**What is needed:**
Please pull out every line that includes the string "matplotlib".

**Data block:**
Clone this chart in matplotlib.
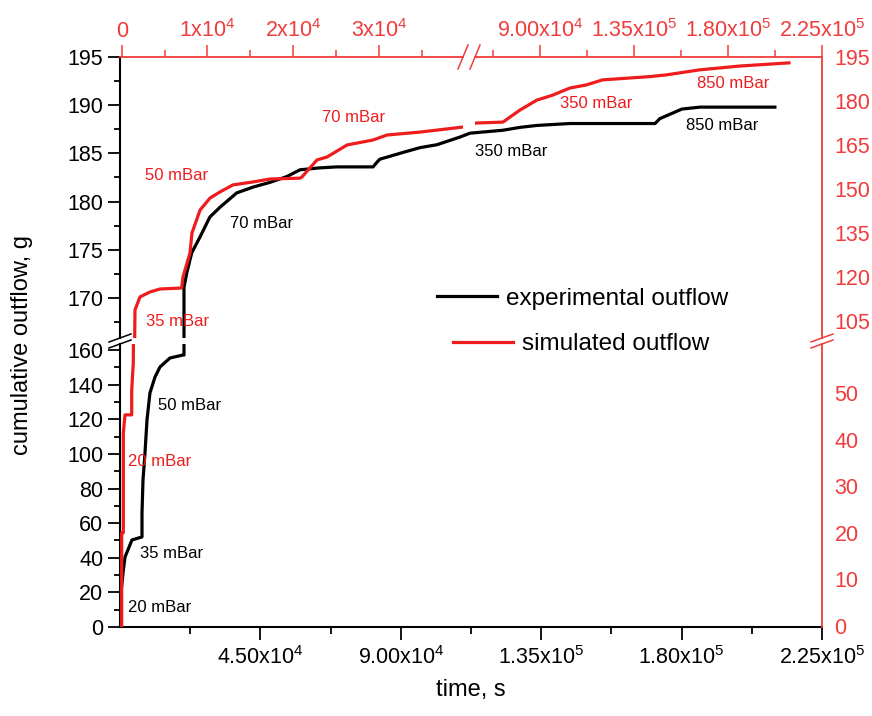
import matplotlib
matplotlib.use('Agg')
import matplotlib.pyplot as plt
from matplotlib.lines import Line2D
from matplotlib.ticker import FixedLocator, NullLocator

plt.rcParams['font.family'] = ['Liberation Sans', 'DejaVu Sans']
plt.rcParams['mathtext.default'] = 'regular'

# experimental outflow, bottom (time) / left (g) axes
exp_time = [160, 160, 960, 1600, 3850, 7050, 7050, 7370, 8010, 8650, 9600, 11220,
            12820, 16030, 20190, 20510, 20510, 21400, 23000, 25600, 28800, 32000,
            37400, 42600, 48100, 53500, 57700, 64100, 69500, 81100, 82400, 83300,
            86500, 90700, 96200, 101600, 109000, 112200, 122700, 128200, 133600,
            144200, 171500, 173000, 180100, 185900, 209900]
exp_flow = [0, 16.8, 31.2, 40.4, 50.3, 52.0, 65.8, 84.9, 100.5, 119.6, 135.2, 144.4,
            150.2, 155.4, 157.1, 157.1, 171.1, 172.6, 174.7, 176.3, 178.4, 179.4,
            180.9, 181.5, 182.0, 182.6, 183.3, 183.5, 183.6, 183.6, 184.1, 184.4,
            184.7, 185.1, 185.6, 185.9, 186.7, 187.1, 187.4, 187.7, 187.9,
            188.1, 188.1, 188.6, 189.6, 189.8, 189.8]

# simulated outflow, top (time, broken) / right (g, broken) axes
sim_time = [0, 0, 190, 190, 385, 1165, 1165, 1350, 1550, 2130, 3300, 4460, 6990,
            7140, 7960, 8190, 9130, 10290, 11460, 12970, 15300, 17280, 20780, 21010,
            22760, 23930, 26260, 29290, 30920, 34770, 39700,
            59970, 72360, 80470, 88570, 96200, 104300, 112400, 120000, 142400,
            150500, 166300, 185300, 209200]
sim_flow = [0, 20.0, 20.0, 41.4, 45.3, 45.3, 50.6, 56.4, 108.75, 113.2, 114.9, 115.9,
            116.25, 120.0, 128.2, 135.0, 142.8, 146.9, 149.0, 151.4, 152.4, 153.4,
            153.7, 154.1, 159.9, 160.9, 165.0, 166.7, 168.4, 169.4, 171.1,
            172.5, 172.8, 176.9, 180.3, 182.0, 184.4, 185.5, 187.2, 188.3,
            188.9, 190.6, 191.9, 193.0]

pressures = ['20', '35', '50', '70', '350', '850']

bottom_ticks = [45000, 90000, 135000, 180000, 225000]
bottom_labels = ['4.50x10$^{4}$', '9.00x10$^{4}$', '1.35x10$^{5}$', '1.80x10$^{5}$', '2.25x10$^{5}$']
top_left_ticks = [0, 10000, 20000, 30000]
top_left_labels = ['0', '1x10$^{4}$', '2x10$^{4}$', '3x10$^{4}$']
top_right_ticks = [90000, 135000, 180000, 225000]
top_right_labels = ['9.00x10$^{4}$', '1.35x10$^{5}$', '1.80x10$^{5}$', '2.25x10$^{5}$']
left_low_ticks = [0, 20, 40, 60, 80, 100, 120, 140, 160]
left_up_ticks = [170, 175, 180, 185, 190, 195]
right_low_ticks = [0, 10, 20, 30, 40, 50]
right_up_ticks = [105, 120, 135, 150, 165, 180, 195]

W, H = 872, 716
RED = '#ee1c1c'
RED_AX = '#f03c3c'


def px_box(x0, y0, x1, y1):
    return [x0 / W, 1 - y1 / H, (x1 - x0) / W, (y1 - y0) / H]


def px(x, y):
    return x / W, 1 - y / H


fig = plt.figure(figsize=(W / 100, H / 100), dpi=100)


def bare(ax):
    ax.set_facecolor('none')
    for s in ax.spines.values():
        s.set_visible(False)
    ax.tick_params(which='both', left=False, right=False, top=False, bottom=False,
                   labelleft=False, labelright=False, labeltop=False, labelbottom=False)
    return ax


# black: experimental
ax_bl = bare(fig.add_axes(px_box(120, 344, 822, 627)))
ax_bu = bare(fig.add_axes(px_box(120, 57, 822, 338)))
for ax in (ax_bl, ax_bu):
    ax.plot(exp_time, exp_flow, color='black', lw=2.3)
    ax.set_xlim(0, 225000)
    ax.spines['left'].set_visible(True)
    ax.spines['left'].set_linewidth(1.5)
    ax.tick_params(axis='y', which='both', left=True, labelleft=True, direction='out',
                   labelsize=15.5, width=1.3, pad=3)
    ax.tick_params(axis='y', which='major', length=9)
    ax.tick_params(axis='y', which='minor', length=4.5)

ax_bl.set_ylim(0, 163.47)
ax_bl.yaxis.set_major_locator(FixedLocator(left_low_ticks))
ax_bl.yaxis.set_minor_locator(FixedLocator([10, 30, 50, 70, 90, 110, 130, 150]))
ax_bl.spines['bottom'].set_visible(True)
ax_bl.spines['bottom'].set_linewidth(1.5)
ax_bl.set_xticks(bottom_ticks)
ax_bl.set_xticklabels(bottom_labels)
ax_bl.xaxis.set_minor_locator(FixedLocator([22500, 67500, 112500, 157500, 202500]))
ax_bl.tick_params(axis='x', which='both', bottom=True, labelbottom=True, direction='out',
                  labelsize=15.5, width=1.3, pad=5)
ax_bl.tick_params(axis='x', which='major', length=9)
ax_bl.tick_params(axis='x', which='minor', length=5)

ax_bu.set_ylim(165.85, 195)
ax_bu.yaxis.set_major_locator(FixedLocator(left_up_ticks))
ax_bu.yaxis.set_minor_locator(FixedLocator([167.5, 172.5, 177.5, 182.5, 187.5, 192.5]))
ax_bu.xaxis.set_major_locator(NullLocator())

# red: simulated
ax_rll = bare(fig.add_axes(px_box(120, 344, 463, 627)))
ax_rul = bare(fig.add_axes(px_box(120, 57, 463, 338)))
ax_rur = bare(fig.add_axes(px_box(475, 57, 822, 338)))
ax_rlr = bare(fig.add_axes(px_box(475, 344, 822, 627)))
for ax in (ax_rll, ax_rul, ax_rur, ax_rlr):
    ax.plot(sim_time, sim_flow, color=RED, lw=2.3)
for ax in (ax_rll, ax_rul):
    ax.set_xlim(-198, 39780)
for ax in (ax_rur, ax_rlr):
    ax.set_xlim(59000, 225000)
for ax in (ax_rul, ax_rur):
    ax.set_ylim(99.2, 195)
for ax in (ax_rll, ax_rlr):
    ax.set_ylim(-0.2, 60.5)

for ax, ticks, labels, minors in ((ax_rul, top_left_ticks, top_left_labels, [5000, 15000, 25000, 35000]),
                                  (ax_rur, top_right_ticks, top_right_labels, [67500, 112500, 157500, 202500])):
    ax.spines['top'].set_visible(True)
    ax.spines['top'].set_color(RED_AX)
    ax.spines['top'].set_linewidth(1.3)
    ax.set_xticks(ticks)
    ax.set_xticklabels(labels)
    ax.xaxis.set_minor_locator(FixedLocator(minors))
    ax.tick_params(axis='x', which='both', top=True, labeltop=True, direction='out',
                   colors=RED_AX, labelcolor=RED_AX, labelsize=15.5, width=1.1, pad=2)
    ax.tick_params(axis='x', which='major', length=9)
    ax.tick_params(axis='x', which='minor', length=5)
ax_rul.yaxis.set_major_locator(NullLocator())

for ax, ticks in ((ax_rur, right_up_ticks), (ax_rlr, right_low_ticks)):
    ax.spines['right'].set_visible(True)
    ax.spines['right'].set_color(RED_AX)
    ax.spines['right'].set_linewidth(1.3)
    ax.set_yticks(ticks)
    ax.tick_params(axis='y', which='both', right=True, labelright=True, length=0,
                   labelcolor=RED_AX, labelsize=15.5, pad=9)
ax_rll.xaxis.set_major_locator(NullLocator())
ax_rlr.xaxis.set_major_locator(NullLocator())

# break marks
for (x0, y0, x1, y1), c in (((109, 342, 131, 334), 'black'), ((109, 348, 131, 340), 'black'),
                            ((811, 342, 833, 334), RED_AX), ((811, 348, 833, 340), RED_AX),
                            ((458, 69, 468, 45), RED_AX), ((470, 69, 480, 45), RED_AX)):
    (a, b), (c2, d) = px(x0, y0), px(x1, y1)
    fig.add_artist(Line2D([a, c2], [b, d], color=c, lw=1.1))

# pressure labels
exp_pos = [(128, 607), (140, 554), (158, 405), (230, 223), (475, 151), (686, 126)]
sim_pos = [(128, 462), (146, 322), (145, 175), (322, 117), (560, 103), (697, 84)]
for p, (x, y) in zip(pressures, exp_pos):
    fig.text(*px(x, y), p + ' mBar', color='black', fontsize=12, va='center', ha='left')
for p, (x, y) in zip(pressures, sim_pos):
    fig.text(*px(x, y), p + ' mBar', color=RED, fontsize=12, va='center', ha='left')

# legend
ax_bu.legend(handles=[Line2D([], [], color='black', lw=2.3)], labels=['experimental outflow'],
             loc='center left', bbox_to_anchor=px(437, 299), bbox_transform=fig.transFigure,
             frameon=False, fontsize=17.5, handlelength=2.45, handletextpad=0.4,
             borderpad=0, borderaxespad=0)
ax_rul.legend(handles=[Line2D([], [], color=RED, lw=2.3)], labels=['simulated outflow'],
              loc='center left', bbox_to_anchor=px(453, 344), bbox_transform=fig.transFigure,
              frameon=False, fontsize=17.5, handlelength=2.45, handletextpad=0.38,
              borderpad=0, borderaxespad=0)

fig.text(*px(22, 345), 'cumulative outflow, g', rotation=90, fontsize=17, va='center', ha='center')
fig.text(*px(471, 690), 'time, s', fontsize=17, va='center', ha='center')

fig.savefig('out.png', dpi=100)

**Right answer:**
Clone this chart in matplotlib.
import matplotlib
matplotlib.use('Agg')
import matplotlib.pyplot as plt
from matplotlib.lines import Line2D
from matplotlib.ticker import FixedLocator, NullLocator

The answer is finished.